• _Exercise goal_
Extract each line of the records below that contains the word "this".
** Begin Information provided **
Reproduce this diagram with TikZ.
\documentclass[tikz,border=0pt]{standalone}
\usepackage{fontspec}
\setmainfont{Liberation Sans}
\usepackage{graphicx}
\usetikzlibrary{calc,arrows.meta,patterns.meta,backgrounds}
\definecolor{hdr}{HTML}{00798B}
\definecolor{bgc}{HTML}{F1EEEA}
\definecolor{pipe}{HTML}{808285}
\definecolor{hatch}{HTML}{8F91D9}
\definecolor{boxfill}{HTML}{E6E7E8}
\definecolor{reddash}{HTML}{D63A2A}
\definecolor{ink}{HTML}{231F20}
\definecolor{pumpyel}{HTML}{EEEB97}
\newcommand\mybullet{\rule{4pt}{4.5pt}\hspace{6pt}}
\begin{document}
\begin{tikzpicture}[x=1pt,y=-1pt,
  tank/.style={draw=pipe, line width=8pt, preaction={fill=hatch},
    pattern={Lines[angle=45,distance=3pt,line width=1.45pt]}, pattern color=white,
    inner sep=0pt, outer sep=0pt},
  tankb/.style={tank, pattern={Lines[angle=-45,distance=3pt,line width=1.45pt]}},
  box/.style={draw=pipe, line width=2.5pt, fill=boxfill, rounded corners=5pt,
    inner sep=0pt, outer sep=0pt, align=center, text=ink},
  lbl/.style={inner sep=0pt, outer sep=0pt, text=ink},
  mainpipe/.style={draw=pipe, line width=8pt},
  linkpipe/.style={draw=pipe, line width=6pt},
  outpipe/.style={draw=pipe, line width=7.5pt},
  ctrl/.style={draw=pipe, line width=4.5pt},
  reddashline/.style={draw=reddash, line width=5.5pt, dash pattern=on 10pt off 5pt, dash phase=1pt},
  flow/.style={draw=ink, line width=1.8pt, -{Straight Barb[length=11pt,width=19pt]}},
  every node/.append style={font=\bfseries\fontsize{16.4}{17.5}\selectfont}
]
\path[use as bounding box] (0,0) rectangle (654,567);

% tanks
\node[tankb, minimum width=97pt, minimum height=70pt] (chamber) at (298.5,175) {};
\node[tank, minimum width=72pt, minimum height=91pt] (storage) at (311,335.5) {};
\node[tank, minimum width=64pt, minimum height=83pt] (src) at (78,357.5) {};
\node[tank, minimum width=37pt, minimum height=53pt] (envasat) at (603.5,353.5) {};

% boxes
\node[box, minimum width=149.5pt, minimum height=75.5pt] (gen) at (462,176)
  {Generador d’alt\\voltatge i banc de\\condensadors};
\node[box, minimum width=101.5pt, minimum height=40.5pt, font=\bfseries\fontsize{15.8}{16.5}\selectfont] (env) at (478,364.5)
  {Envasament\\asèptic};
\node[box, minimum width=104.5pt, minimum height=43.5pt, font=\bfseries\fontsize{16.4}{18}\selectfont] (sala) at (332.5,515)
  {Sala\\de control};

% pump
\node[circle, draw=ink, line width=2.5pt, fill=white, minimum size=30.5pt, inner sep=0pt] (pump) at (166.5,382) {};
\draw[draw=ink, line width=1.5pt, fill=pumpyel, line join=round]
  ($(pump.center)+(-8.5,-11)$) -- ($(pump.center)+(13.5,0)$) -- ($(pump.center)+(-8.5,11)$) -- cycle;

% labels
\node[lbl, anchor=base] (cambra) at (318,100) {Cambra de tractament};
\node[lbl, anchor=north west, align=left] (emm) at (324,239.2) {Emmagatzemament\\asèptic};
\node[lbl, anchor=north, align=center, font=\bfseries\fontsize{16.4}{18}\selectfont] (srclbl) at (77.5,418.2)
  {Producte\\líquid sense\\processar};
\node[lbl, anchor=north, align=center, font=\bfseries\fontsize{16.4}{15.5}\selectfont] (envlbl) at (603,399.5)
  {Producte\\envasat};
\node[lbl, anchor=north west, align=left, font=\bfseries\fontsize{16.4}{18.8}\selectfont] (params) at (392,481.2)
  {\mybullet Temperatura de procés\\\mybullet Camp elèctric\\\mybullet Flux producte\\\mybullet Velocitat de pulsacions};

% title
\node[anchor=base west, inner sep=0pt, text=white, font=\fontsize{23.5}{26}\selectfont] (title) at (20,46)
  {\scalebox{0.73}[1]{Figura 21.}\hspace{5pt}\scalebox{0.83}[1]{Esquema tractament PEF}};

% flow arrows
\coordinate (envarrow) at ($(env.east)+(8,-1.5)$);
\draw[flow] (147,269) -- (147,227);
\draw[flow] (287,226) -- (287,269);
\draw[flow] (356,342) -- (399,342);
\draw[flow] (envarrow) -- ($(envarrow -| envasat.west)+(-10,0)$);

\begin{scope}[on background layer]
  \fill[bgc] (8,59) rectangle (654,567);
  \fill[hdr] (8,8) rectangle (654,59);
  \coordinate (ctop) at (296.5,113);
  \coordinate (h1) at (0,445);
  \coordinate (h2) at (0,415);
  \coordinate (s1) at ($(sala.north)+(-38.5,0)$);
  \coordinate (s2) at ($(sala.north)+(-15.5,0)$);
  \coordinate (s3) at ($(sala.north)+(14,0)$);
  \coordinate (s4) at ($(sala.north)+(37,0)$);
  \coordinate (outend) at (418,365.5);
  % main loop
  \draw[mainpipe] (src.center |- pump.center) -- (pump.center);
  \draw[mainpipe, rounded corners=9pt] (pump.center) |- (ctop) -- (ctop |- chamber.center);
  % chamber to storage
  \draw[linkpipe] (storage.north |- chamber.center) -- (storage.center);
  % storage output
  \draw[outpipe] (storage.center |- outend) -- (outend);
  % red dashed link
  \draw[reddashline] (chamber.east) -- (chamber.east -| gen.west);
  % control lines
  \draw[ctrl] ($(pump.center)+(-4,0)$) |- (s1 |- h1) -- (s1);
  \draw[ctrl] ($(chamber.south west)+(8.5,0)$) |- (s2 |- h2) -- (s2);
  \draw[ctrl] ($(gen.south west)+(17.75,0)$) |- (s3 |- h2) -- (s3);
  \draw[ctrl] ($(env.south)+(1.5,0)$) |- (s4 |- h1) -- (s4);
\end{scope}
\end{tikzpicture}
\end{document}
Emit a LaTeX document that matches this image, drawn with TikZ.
** End Information provided **
• _Task solution_
Reproduce this diagram with TikZ.
Emit a LaTeX document that matches this image, drawn with TikZ.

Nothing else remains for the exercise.